Zenginlerin kötü durumda ve çaresiz kaldığı, “zenginleri ye” diye adlandırılan filmlerde artış var. Artık toplum zenginlerin acı çektiğini görmek istiyor.
Tüm dünyada geçerli olan bir kural var sanki. Herkes aşırı zenginlere takıntılı. Onların giysilerini, tatillerini, yeme alışkanlıklarını, tuhaf ve eski ritüellerini (20 bin dolarlık oksijen odası satın almak, Burning Man’a gitmek) takip etmeyi seviyor. Sosyal medyadan onları izlemek değişik bir tatmin duygusu sağlıyor.
Selling Sunset’s programında manken gibi emlakçılardan malikane alan ultra zenginlerin evlerini, Succession’da aile sadakati konusundaki çekişmelerini izlemeyi seviyor. Sinemada ultra zenginlere işkence edilen filmlere izleyici bayılıyor. “Menü”, “Glass Onion: Knives Out Mystery” ve “Hüzün Üçgeni” yakın zamanda gösterime giren ve zenginlerin düşüşünü gösteren filmler.
“The Menu” gibi hicivli gerilim filmlerinden “Hüzün Üçgeni” gibi kara komedilere kadar, genel anlamda “zenginleri ye” olarak adlandırabileceğimiz filmlerde bir artış oldu. Ancak bu filmler ve TV şovları, daha önce “Wolf of Wall Street” ve “Ready or Not” gibi filmlerde olduğu gibi, ultra zenginlerin korkunç alışkanlıklarını araştırmakla kalmıyor. Artık toplum zenginlerin acı çektiğini görmek istiyor.
Hayatta kalma savaşı
Ruben Östland’ın Altın Palmiye ödüllü “Hüzün Üçgeni “filmini ele alalım. 28 Ekim’de ülkemizde de vizyona giren filmde (bundan sonrası spoiler sayılabilir) Rus milyarderler ve modeller, tam bir keyif dolu hafta sonu için lüks bir yata biner. Muhtemelen başka kimsenin yemeye cesaret edemeyeceği garip yemekler yerler. Güneşlenirler, yat çalışanlarından tuhaf taleplerde bulunurlar, Instagram için poz vererek sıkıcı saatler geçirirler. Ancak filmin ortalarına geldiğinde, kontrolsüzce kusmaya başlarlar. Bütün o zenginliğin orta yerinde artık iğrenç atıklar vardır. Sonrasında gemi alabora olup işler tersine çevrildiğinde, ıssız adada bir grup zengin ile hayatta kalmayı bilen tek kişi olan gemi hizmetçisi arasında, rollerin değiştiği bir “hayatta kalma” savaşı başlar.
18 Kasım’da vizyona giren “The Menu”de yine seçkin zümrenin pislikleri ortaya serilmekle kalmıyor, kutsanan sığ tüketim kültürleri de lanetlenmekten kurtulamıyor.
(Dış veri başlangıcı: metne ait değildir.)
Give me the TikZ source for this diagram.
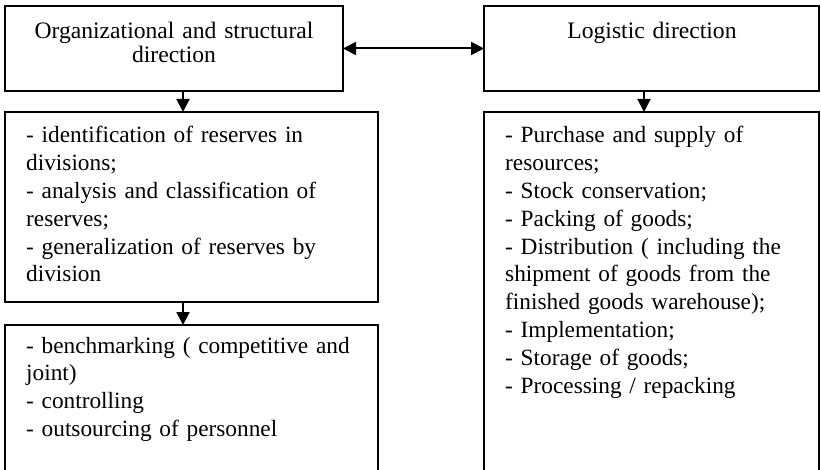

Yamyamlık kurbanı olmak da işin bonusu…
“Knives Out” filminde, Thrombey ailesinin mütevazı hizmetçisinin tüm ailenin zenginliğini devraldığını görmüştük. Devam filmi olan ve 23 Aralık’ta Netflix’te yayına girecek “Glass Onion” ise, bir milyarderin özel adasının kelimenin tam anlamıyla alevler içinde kalmasıyla çıtayı yükseltiyor.
Belki de hepimiz içten içe zenginlerin çöküşünü umut ediyoruz ve şimdilik filmlerdeki cezalandırmalarla idare ediyoruz.
Hayaller-gerçekler
Hayaller, belki de Elon Musk’ın imparatorluğunun parçalandığını, onun da ilkokul arkadaşıyla aynı işyerinde çalıştığını görmek… Özel jetler yasaklandığı için Jay Z ve Taylor Swift’le 20 sterlinlik uçuşta karşılaşmak… Ama gerçekler farklı. Şimdilik zenginlerin acı çektiği filmleri patlamış mısır eşliğinde seyrederek hayal kurmaya devam edeceğiz gibi görünüyor.